News of North Korea’s test Sunday of a nuclear device drew angry reactions from its neighbors, allies, and the international community, as well as prescriptions of how to respond to the latest provocation, ranging from dialogue, to more sanctions, and “a massive military response.”
The two main proposals put forward so far are tougher international sanctions, an idea promoted by the U.S., and the so-called “freeze for freeze,” favored by China, in which the U.S. freezes military exercises with South Korea in exchange for the North freezing its missile and nuclear tests. Both those ideas have critics: Russian President Vladimir Putin, whose country is under U.S. and EU sanctions for its invasion of Ukraine’s Crimea, dismissed sanctions. “They’d rather eat grass than abandon their [nuclear weapons] program unless they feel secure,” he said Tuesday. Nikki Haley, the U.S. ambassador to the UN, called the “freeze-for-freeze” idea “insulting.” Decision makers seem to have much clearer ideas about what won’t work than about what will—and that’s in part due to the history of failed efforts to rein in North Korea’s nuclear program.

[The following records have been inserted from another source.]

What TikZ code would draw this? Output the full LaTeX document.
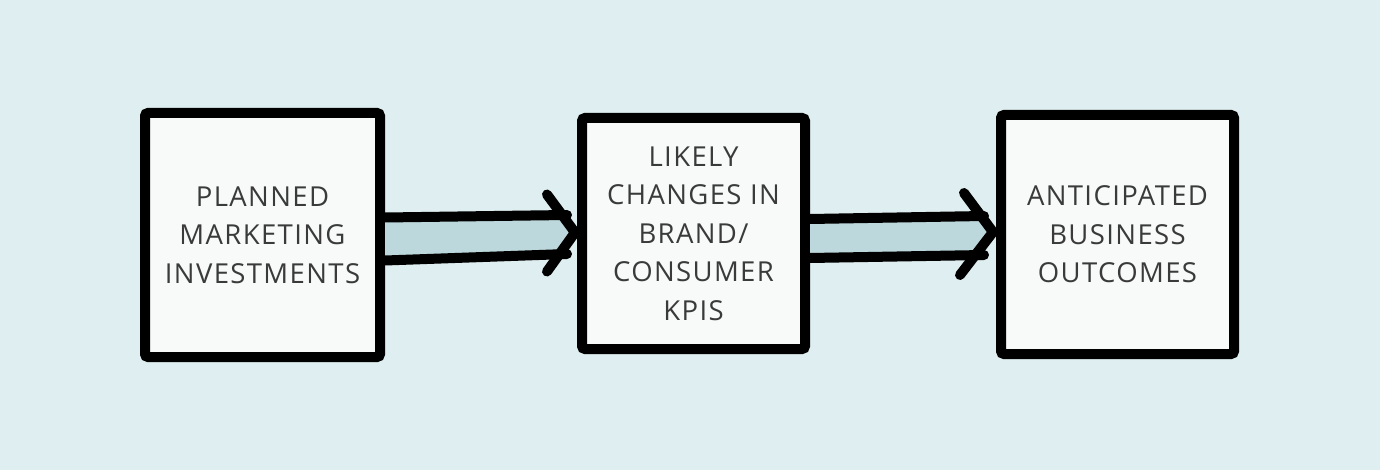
\documentclass[tikz,border=0pt]{standalone}
\usepackage{fontspec}
\setmainfont{Open Sans}
\newfontfamily\handfont[LetterSpace=5]{Open Sans}
\usetikzlibrary{calc}
\definecolor{bgc}{HTML}{DFEEF0}
\definecolor{boxc}{HTML}{F8FAFA}
\definecolor{arrc}{HTML}{BCD8DC}
\definecolor{txtc}{HTML}{3A3A3A}
\begin{document}
\begin{tikzpicture}[x=1pt,y=-1pt,
  stagebox/.style={draw=black, line width=10pt, fill=boxc, rounded corners=3pt,
    inner sep=0pt, align=center, text=txtc,
    font=\handfont\fontsize{27.5pt}{38.5pt}\selectfont},
  arrline/.style={draw=black, line width=10pt, line cap=round, line join=round},
  arrbody/.style={fill=arrc}]
\fill[bgc] (0,0) rectangle (1380,470);
\useasboundingbox (0,0) rectangle (1380,470);

\node[stagebox, minimum width=235pt, minimum height=244pt] (b1) at (262.5,235)
  {PLANNED\\MARKETING\\INVESTMENTS};
\node[stagebox, minimum width=223pt, minimum height=231pt] (b2) at (693.5,233.5)
  {LIKELY\\CHANGES IN\\BRAND/\\CONSUMER\\KPIS};
\node[stagebox, minimum width=233pt, minimum height=239pt] (b3) at (1117.5,234.5)
  {ANTICIPATED\\BUSINESS\\OUTCOMES};

% arrow 1
\path (b1.east) ++(0,-17.5) coordinate (a1ts);
\path (b1.east) ++(0,25.5) coordinate (a1bs);
\path (b2.west) ++(-10,-18.5) coordinate (a1te);
\path (b2.west) ++(-10,20.5) coordinate (a1be);
\path (b2.west) ++(-2,-1) coordinate (a1tip);
\path (a1tip) ++(-28,-38) coordinate (a1u);
\path (a1tip) ++(-28,39) coordinate (a1d);
\fill[arrbody] (a1ts) -- (a1te) -- (a1tip) -- (a1be) -- (a1bs) -- cycle;
\draw[arrline] (a1ts) -- (a1te);
\draw[arrline] (a1bs) -- (a1be);
\draw[arrline] (a1u) -- (a1tip) -- (a1d);

% arrow 2
\path (b2.east) ++(0,-14.5) coordinate (a2ts);
\path (b2.east) ++(0,24.5) coordinate (a2bs);
\path (b3.west) ++(-12,-18.5) coordinate (a2te);
\path (b3.west) ++(-12,20.5) coordinate (a2be);
\path (b3.west) ++(-3,-2.5) coordinate (a2tip);
\path (a2tip) ++(-29,-39) coordinate (a2u);
\path (a2tip) ++(-33,43) coordinate (a2d);
\fill[arrbody] (a2ts) -- (a2te) -- (a2tip) -- (a2be) -- (a2bs) -- cycle;
\draw[arrline] (a2ts) -- (a2te);
\draw[arrline] (a2bs) -- (a2be);
\draw[arrline] (a2u) -- (a2tip) -- (a2d);
\end{tikzpicture}
\end{document}
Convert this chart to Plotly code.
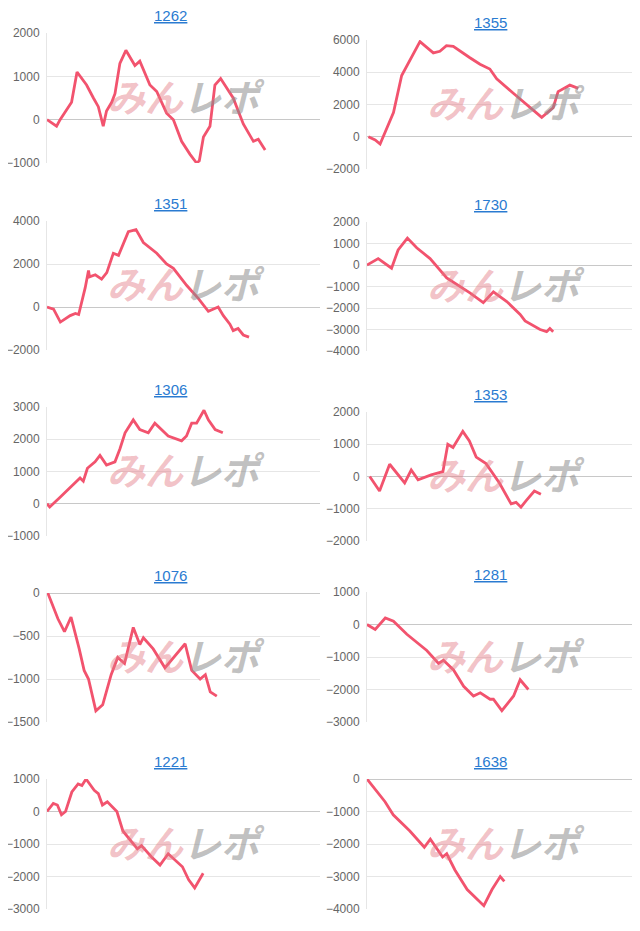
import plotly.graph_objects as go

# x: trading step (0-100 scale), y: cumulative balance
titles = ["1262", "1355", "1351", "1730", "1306", "1353", "1076", "1281", "1221", "1638"]

x_1262 = [0, 3.5, 4.8, 7.8, 9, 11, 14.5, 17, 18.8, 20.6, 21.8, 23.7, 24.9, 26.7, 28.9, 32.2, 34, 37.7, 40.2, 43.8, 46.3, 49.3, 52.4, 54.8, 55.8, 57.3, 59.7, 61.5, 63.6, 68.2, 71.9, 75.6, 77.4, 79.9]
y_1262 = [0, -150, 0, 300, 400, 1100, 800, 500, 300, -150, 200, 400, 600, 1300, 1600, 1250, 1350, 800, 650, 150, 0, -500, -800, -1000, -950, -400, -150, 800, 950, 500, -100, -500, -450, -700]

x_1355 = [0.5, 3, 4.8, 7.2, 9.7, 12.7, 19.4, 24.3, 26.7, 29.1, 31.6, 37.7, 41.4, 45, 47.5, 53.6, 58.5, 64, 68.2, 70, 74.3, 77.4]
y_1355 = [0, -200, -450, 500, 1500, 3800, 5900, 5200, 5300, 5650, 5600, 4900, 4500, 4200, 3600, 2700, 2000, 1200, 1800, 2800, 3200, 3000]

x_1351 = [0, 2.4, 4.9, 8.5, 10.4, 11.6, 14, 15.2, 15.6, 17.7, 20, 21.9, 24.3, 26.2, 29.8, 32.6, 35.3, 40.2, 43.8, 46.3, 51.2, 55.4, 59.1, 62.7, 64.6, 67, 68.2, 70, 71.9, 74]
y_1351 = [0, -100, -700, -400, -300, -350, 900, 1700, 1400, 1500, 1300, 1600, 2500, 2400, 3500, 3600, 3000, 2500, 2000, 1800, 1000, 400, -200, 0, -400, -800, -1100, -1000, -1300, -1400]

x_1730 = [0, 4.1, 9, 11.4, 14.8, 18.2, 23.1, 29.2, 37.7, 42.6, 46.3, 51.2, 56.1, 57.9, 63.4, 65.8, 67, 68.2]
y_1730 = [0, 300, -150, 700, 1250, 800, 300, -600, -1300, -1750, -1250, -1700, -2300, -2600, -3000, -3100, -2950, -3100]

x_1306 = [0, 1, 4.8, 12.1, 13.3, 14.8, 17.6, 19.4, 21.8, 24.9, 26.7, 28.6, 31.6, 34, 37.1, 39.5, 44.4, 49.3, 51.1, 53, 54.8, 57.5, 59.1, 61.6, 64.4]
y_1306 = [0, -100, 200, 800, 700, 1100, 1300, 1500, 1200, 1300, 1700, 2200, 2600, 2300, 2200, 2500, 2100, 1950, 2100, 2500, 2500, 2900, 2600, 2300, 2200]

x_1353 = [1, 4.6, 8.3, 13.8, 16.2, 18.7, 23.5, 27.8, 29.6, 31.5, 35.1, 37.5, 40, 43.6, 48.5, 52.8, 54.6, 56.4, 58.3, 61.3, 63.7]
y_1353 = [0, -450, 380, -200, 200, -100, 50, 150, 1000, 900, 1400, 1100, 600, 400, -200, -850, -800, -950, -750, -450, -550]

x_1076 = [0.3, 4, 6.4, 8.8, 11.8, 13.6, 15.2, 17.9, 20.4, 23.5, 25.9, 28.4, 31.6, 34, 35.3, 38.9, 43.2, 46.3, 50.6, 53, 56.1, 58, 59.8, 62.2]
y_1076 = [0, -300, -450, -280, -650, -900, -1000, -1370, -1300, -950, -750, -820, -400, -600, -520, -650, -870, -750, -590, -900, -1000, -950, -1150, -1200]

x_1281 = [0, 3, 6.7, 9.7, 14.6, 21.9, 26.2, 28, 31.7, 35.4, 39, 41.5, 45.1, 46.3, 49.4, 53.7, 56.1, 59.1]
y_1281 = [0, -150, 200, 100, -300, -800, -1200, -1100, -1400, -1900, -2200, -2100, -2300, -2300, -2650, -2200, -1700, -2000]

x_1221 = [0, 2.3, 3.8, 5.3, 6.8, 9.1, 11.4, 12.8, 14.3, 17.3, 18.8, 20.3, 22.1, 25.6, 27.8, 33.1, 34.6, 38.3, 41.4, 44.4, 49.6, 51.9, 54.1, 57.2]
y_1221 = [0, 250, 200, -100, 0, 600, 850, 800, 1000, 650, 550, 200, 300, 0, -600, -1150, -1050, -1400, -1650, -1300, -1700, -2100, -2350, -1900]

x_1638 = [0, 3.6, 6.6, 9.6, 15.7, 21, 23.2, 27.7, 29.2, 32.2, 36.7, 42.8, 45.8, 48.8, 50.3]
y_1638 = [0, -400, -700, -1100, -1600, -2100, -1850, -2400, -2300, -2800, -3400, -3900, -3400, -3000, -3150]

y_ranges = [[-1000, 2000], [-2000, 6000], [-2000, 4000], [-4000, 2000], [-1000, 3000],
            [-2000, 2000], [-1500, 0], [-3000, 1000], [-3000, 1000], [-4000, 0]]
y_dtick = [1000, 2000, 2000, 1000, 1000, 1000, 500, 1000, 1000, 1000]

series = [(x_1262, y_1262), (x_1355, y_1355), (x_1351, y_1351), (x_1730, y_1730), (x_1306, y_1306),
          (x_1353, y_1353), (x_1076, y_1076), (x_1281, y_1281), (x_1221, y_1221), (x_1638, y_1638)]

# pixel boxes (top, bottom) of each plot area in the page; page body has an 8px margin
W, H, OFF = 640, 931, 8
boxes = [(33, 163), (40, 169), (221, 350), (222, 351), (407, 536),
         (412, 541), (593, 722), (592, 722), (779, 909), (779, 909)]
x_doms = [[(47 - OFF) / W, (320 - OFF) / W], [(367 - OFF) / W, 1.0]]
x_rngs = [[0, 100], [0, 100 * (W + OFF - 367) / 273]]

LINE = "#f2536e"
WM = ("<b><i><span style='color:rgba(226,120,130,0.45)'>みん</span>"
      "<span style='color:rgba(140,140,140,0.55)'>レポ</span></i></b>")

fig = go.Figure()
layout = dict(width=W, height=H, margin=dict(l=0, r=0, t=0, b=0, autoexpand=False),
              plot_bgcolor="white", paper_bgcolor="white", showlegend=False,
              font=dict(family="Arial, Liberation Sans, sans-serif", color="#666", size=12))
annotations = []

for i, (xs, ys) in enumerate(series):
    n = i + 1
    sx = "" if n == 1 else str(n)
    fig.add_trace(go.Scatter(x=xs, y=ys, mode="lines", line=dict(color=LINE, width=2.8),
                             xaxis="x" + sx, yaxis="y" + sx, hoverinfo="skip"))
    top, bot = boxes[i]
    col = i % 2
    layout["xaxis" + sx] = dict(domain=x_doms[col], range=x_rngs[col], showticklabels=False,
                                showgrid=False, zeroline=False, showline=False,
                                anchor="y" + sx, automargin=False)
    layout["yaxis" + sx] = dict(domain=[1 - (bot - OFF) / H, 1 - (top - OFF) / H],
                                range=y_ranges[i], dtick=y_dtick[i], gridcolor="#e6e6e6",
                                zeroline=True, zerolinecolor="#c8c8c8", zerolinewidth=1,
                                showline=True, linecolor="#e6e6e6", ticks="",
                                tickfont=dict(size=12, color="#666"), anchor="x" + sx,
                                ticklabelstandoff=4, automargin=False)
    annotations.append(dict(text="<u>" + titles[i] + "</u>", xref="paper", yref="paper",
                            x=(170 - OFF) / W if col == 0 else (490 - OFF) / W,
                            y=1 - (top - 18 - OFF) / H, xanchor="center", yanchor="middle",
                            showarrow=False, font=dict(size=15, color="#2a7bd1")))
    annotations.append(dict(text=WM, xref="paper", yref="y" + sx + " domain",
                            x=(186 - OFF) / W if col == 0 else (506 - OFF) / W, y=0.52,
                            xanchor="center", yanchor="middle",
                            showarrow=False, font=dict(size=38, family="Noto Sans CJK JP")))

layout["annotations"] = annotations
fig.update_layout(**layout)
fig.write_html("out.html")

Here’s a look at the options that have been tried with North Korea, how they unfolded, and how they ultimately resulted in the situation we find ourselves now.
Talks: Direct U.S.-North Korean talks during the Clinton administration in the 1990s resulted in the Agreed Framework, under which Pyongyang said it would, among other steps, ultimately end its nuclear program in exchange for two light-water nuclear reactors and heavy-fuel oil shipments.